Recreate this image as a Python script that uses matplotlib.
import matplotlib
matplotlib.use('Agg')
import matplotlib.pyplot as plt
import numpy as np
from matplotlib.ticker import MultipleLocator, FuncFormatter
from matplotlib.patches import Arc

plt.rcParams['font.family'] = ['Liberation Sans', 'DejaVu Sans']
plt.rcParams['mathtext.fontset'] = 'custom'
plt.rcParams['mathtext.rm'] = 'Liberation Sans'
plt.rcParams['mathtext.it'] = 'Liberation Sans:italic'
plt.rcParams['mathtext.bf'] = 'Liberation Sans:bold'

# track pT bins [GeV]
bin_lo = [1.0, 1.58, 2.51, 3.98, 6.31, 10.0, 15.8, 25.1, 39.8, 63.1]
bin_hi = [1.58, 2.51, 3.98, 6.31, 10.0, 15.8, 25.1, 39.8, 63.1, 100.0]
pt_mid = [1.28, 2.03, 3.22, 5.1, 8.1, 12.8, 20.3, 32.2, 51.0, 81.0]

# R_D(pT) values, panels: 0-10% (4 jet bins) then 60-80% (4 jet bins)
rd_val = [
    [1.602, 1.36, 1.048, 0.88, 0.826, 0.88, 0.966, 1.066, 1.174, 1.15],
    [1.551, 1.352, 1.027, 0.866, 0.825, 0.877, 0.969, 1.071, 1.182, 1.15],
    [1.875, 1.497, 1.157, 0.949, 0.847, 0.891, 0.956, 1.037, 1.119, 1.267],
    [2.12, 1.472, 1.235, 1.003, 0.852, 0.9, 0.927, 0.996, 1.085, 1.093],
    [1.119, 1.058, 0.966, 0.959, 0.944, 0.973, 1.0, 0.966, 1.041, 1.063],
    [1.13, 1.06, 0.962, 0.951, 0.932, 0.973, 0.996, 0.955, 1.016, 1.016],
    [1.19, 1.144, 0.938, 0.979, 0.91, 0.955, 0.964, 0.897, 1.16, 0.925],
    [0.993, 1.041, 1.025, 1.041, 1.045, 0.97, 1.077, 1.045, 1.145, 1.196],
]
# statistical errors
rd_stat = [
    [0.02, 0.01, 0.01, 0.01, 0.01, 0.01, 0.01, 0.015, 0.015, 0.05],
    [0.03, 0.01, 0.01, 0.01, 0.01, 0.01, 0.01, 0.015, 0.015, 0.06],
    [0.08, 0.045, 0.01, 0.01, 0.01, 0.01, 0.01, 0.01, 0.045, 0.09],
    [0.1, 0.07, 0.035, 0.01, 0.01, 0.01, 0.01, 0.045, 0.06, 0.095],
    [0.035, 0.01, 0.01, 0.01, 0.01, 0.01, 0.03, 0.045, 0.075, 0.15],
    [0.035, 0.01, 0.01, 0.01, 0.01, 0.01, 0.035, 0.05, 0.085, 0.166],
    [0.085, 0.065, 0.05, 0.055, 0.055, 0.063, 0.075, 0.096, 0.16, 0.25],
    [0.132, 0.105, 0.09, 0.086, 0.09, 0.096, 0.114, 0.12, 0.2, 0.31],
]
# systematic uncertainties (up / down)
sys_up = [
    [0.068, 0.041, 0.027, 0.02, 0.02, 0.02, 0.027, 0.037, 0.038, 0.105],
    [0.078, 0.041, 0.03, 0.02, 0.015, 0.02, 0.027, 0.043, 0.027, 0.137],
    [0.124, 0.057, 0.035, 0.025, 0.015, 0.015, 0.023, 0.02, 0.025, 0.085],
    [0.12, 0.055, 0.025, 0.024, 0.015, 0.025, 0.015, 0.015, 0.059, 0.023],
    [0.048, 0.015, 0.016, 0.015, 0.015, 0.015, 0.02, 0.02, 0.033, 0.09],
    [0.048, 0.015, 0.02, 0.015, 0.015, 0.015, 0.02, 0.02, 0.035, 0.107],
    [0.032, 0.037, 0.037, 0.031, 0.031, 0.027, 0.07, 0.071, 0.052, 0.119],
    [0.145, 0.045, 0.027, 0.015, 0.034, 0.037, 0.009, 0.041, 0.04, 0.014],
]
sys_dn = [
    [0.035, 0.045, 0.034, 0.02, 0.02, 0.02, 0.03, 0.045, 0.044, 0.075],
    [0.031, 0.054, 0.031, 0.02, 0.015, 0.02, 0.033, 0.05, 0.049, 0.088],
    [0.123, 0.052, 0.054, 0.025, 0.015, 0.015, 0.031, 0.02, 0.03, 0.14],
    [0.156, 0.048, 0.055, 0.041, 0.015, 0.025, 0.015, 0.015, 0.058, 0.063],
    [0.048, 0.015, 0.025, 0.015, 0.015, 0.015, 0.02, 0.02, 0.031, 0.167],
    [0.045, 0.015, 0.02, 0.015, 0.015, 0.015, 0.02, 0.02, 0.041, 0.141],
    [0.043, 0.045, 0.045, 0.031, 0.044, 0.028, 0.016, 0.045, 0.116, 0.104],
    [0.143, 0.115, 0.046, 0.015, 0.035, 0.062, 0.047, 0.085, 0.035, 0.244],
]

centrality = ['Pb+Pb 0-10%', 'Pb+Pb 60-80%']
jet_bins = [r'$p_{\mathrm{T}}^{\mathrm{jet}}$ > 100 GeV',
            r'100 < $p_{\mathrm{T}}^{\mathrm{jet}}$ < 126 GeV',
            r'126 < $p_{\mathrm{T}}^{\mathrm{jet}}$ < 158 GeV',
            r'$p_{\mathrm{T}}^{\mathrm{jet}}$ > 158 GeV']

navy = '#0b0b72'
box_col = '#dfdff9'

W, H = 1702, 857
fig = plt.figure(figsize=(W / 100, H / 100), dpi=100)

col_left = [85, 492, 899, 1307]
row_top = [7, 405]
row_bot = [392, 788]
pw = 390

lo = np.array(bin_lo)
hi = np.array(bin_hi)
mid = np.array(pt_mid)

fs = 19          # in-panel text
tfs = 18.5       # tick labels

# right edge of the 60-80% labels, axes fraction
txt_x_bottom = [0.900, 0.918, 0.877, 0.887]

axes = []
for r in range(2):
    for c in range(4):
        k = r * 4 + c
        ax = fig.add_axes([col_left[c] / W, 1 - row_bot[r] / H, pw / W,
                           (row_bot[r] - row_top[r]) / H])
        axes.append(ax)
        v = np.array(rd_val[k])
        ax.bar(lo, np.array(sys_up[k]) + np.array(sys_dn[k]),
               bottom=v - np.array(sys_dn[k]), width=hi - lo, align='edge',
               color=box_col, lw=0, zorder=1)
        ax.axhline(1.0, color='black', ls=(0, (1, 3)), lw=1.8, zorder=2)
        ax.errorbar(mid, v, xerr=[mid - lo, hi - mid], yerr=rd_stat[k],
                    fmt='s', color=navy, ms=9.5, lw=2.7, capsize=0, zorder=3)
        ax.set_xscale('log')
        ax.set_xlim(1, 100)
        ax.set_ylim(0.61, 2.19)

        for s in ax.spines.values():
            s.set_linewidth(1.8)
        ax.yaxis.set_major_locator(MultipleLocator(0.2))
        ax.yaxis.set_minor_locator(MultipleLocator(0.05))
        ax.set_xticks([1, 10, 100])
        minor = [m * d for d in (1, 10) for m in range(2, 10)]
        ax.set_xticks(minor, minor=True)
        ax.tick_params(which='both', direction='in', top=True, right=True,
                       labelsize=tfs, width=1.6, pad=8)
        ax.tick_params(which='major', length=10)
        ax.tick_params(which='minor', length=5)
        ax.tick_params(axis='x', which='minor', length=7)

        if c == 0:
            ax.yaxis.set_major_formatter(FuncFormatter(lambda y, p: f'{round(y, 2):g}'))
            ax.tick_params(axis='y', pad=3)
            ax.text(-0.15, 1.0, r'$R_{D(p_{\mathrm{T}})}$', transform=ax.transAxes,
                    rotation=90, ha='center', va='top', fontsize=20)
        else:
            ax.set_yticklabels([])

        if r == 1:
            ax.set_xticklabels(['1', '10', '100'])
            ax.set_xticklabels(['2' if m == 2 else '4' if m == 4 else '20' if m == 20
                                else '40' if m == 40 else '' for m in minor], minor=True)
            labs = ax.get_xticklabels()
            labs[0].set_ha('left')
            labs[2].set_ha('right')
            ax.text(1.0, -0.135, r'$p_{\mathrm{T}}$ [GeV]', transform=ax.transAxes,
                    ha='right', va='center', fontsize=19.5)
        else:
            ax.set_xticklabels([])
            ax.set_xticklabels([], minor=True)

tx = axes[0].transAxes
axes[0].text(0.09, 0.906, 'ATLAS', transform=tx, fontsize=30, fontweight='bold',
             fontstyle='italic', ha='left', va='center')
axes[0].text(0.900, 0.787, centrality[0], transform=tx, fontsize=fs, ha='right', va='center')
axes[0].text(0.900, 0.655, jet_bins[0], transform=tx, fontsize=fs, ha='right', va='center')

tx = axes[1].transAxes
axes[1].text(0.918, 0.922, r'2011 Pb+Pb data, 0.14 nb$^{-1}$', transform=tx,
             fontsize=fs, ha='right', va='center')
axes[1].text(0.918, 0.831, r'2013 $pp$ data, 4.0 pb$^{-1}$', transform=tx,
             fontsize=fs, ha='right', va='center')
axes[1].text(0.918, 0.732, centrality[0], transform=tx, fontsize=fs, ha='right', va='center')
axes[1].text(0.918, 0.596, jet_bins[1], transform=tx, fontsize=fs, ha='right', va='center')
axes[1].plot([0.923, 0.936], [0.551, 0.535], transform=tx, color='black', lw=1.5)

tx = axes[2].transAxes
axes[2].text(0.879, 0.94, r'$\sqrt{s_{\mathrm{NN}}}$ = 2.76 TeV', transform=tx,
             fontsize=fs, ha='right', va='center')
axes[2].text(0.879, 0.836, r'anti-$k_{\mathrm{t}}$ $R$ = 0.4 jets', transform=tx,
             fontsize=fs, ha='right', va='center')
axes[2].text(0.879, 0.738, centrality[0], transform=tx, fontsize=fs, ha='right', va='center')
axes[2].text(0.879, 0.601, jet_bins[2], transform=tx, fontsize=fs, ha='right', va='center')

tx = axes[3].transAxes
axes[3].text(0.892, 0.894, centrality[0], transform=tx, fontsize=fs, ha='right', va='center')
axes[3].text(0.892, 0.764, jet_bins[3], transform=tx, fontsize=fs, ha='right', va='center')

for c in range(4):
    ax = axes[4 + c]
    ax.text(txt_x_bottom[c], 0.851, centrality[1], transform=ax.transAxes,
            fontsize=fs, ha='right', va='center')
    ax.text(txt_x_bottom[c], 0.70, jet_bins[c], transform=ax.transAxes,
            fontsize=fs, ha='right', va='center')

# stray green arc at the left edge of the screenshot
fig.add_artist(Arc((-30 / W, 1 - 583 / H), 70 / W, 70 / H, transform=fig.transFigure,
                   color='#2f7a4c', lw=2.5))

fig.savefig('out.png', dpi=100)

The request:
Take every line above carrying "matplotlib" and return it.

Answer to this task:
Recreate this image as a Python script that uses matplotlib.
import matplotlib
matplotlib.use('Agg')
import matplotlib.pyplot as plt
from matplotlib.ticker import MultipleLocator, FuncFormatter
from matplotlib.patches import Arc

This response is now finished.